Almost gayly he recounts his misdeeds. He pelts his former associates with hard names. He pities Anatole France for his socialistic affinities. All that formerly attracted him is anathema. Even the mysterious lady with the dark eyes is castigated. She is not a truth-teller. She does not now understand the protean soul of her poet. Retro me Sathanas! It is very exhilarating. The Gallic soul in its most resilient humour is on view. See it rebound! Watch it ascend on high, buoyed by delicious phrases, asking sweet pardon; then it falls to earth abusing its satanic adversary with sinister energy.

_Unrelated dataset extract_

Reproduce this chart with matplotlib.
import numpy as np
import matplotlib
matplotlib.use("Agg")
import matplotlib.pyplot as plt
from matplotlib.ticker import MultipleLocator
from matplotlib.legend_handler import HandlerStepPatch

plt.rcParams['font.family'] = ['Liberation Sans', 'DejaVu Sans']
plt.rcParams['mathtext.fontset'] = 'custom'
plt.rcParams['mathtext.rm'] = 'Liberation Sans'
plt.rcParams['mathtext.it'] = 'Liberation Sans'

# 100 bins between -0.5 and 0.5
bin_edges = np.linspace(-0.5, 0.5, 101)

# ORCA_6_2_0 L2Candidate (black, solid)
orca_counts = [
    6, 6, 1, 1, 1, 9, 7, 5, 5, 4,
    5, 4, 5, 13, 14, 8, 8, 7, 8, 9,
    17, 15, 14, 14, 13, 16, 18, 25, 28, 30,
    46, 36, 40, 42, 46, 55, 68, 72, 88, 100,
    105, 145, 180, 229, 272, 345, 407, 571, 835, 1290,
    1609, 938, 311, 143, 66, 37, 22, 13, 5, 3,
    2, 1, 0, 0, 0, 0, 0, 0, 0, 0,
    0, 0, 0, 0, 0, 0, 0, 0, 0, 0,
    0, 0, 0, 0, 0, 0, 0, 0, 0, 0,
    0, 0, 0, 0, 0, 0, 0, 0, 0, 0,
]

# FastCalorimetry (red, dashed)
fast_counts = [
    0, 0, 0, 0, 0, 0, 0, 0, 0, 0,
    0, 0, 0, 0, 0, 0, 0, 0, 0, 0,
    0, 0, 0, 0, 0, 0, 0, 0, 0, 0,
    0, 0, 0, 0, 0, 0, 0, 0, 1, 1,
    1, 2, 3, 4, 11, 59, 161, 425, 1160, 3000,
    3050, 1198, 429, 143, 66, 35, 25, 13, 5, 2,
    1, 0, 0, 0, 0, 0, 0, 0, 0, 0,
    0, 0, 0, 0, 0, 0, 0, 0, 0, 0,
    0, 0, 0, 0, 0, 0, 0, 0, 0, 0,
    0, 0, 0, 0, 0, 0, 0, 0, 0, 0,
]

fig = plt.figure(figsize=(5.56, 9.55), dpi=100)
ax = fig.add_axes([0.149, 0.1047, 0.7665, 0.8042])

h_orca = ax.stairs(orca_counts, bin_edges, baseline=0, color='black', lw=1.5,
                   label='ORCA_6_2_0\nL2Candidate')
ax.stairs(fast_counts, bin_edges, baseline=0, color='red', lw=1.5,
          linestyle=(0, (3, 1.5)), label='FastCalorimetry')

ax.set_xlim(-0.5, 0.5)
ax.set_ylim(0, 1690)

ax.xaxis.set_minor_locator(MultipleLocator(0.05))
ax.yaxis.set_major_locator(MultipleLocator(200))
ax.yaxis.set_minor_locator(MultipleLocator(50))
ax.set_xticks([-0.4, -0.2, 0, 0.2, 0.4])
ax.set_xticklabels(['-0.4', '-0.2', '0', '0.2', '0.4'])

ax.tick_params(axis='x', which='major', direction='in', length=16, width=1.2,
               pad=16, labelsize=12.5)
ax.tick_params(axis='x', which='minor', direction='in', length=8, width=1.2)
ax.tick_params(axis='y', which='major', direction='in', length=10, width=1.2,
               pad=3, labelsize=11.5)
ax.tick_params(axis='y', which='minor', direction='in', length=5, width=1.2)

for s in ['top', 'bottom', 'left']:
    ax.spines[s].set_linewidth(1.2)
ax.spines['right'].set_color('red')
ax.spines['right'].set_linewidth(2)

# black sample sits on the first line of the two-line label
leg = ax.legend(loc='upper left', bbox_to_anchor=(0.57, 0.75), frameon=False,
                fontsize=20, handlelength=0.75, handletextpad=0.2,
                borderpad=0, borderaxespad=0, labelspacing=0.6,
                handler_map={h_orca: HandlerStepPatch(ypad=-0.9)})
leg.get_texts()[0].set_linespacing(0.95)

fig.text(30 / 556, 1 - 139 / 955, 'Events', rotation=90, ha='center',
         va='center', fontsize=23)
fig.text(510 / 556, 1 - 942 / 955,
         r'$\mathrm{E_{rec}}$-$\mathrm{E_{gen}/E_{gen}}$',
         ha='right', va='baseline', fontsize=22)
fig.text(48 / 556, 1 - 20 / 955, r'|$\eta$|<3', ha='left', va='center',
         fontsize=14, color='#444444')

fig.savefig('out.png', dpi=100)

At times we overhear the honeyed accents, the silky tones of Renan. It is he, not Retté, who exclaims: Mais quelles douces larmes! Ah! Renan—also a cork soul! The Imitation is much dwelt upon—the influence of Huysmans has been incalculable in this. And we forgive M. Retté his theatricalism for the lovely French paraphrase he has made of Salve Regina. But on the whole we prefer En Route. The starting-point of Retté's change was reading some verse in the Purgatory of the Divine Comedy. A literary conversion? Possibly, yet none the less complete. All roads lead to Rome, and the Road to Damascus may be achieved from many devious side paths. But in writing with such engaging frankness the memoirs of his soul we wish that Retté had more carefully followed the closing sentence of his brilliant little book: Non nobis, Domine, non nobis, sed nomini tuo da gloriam!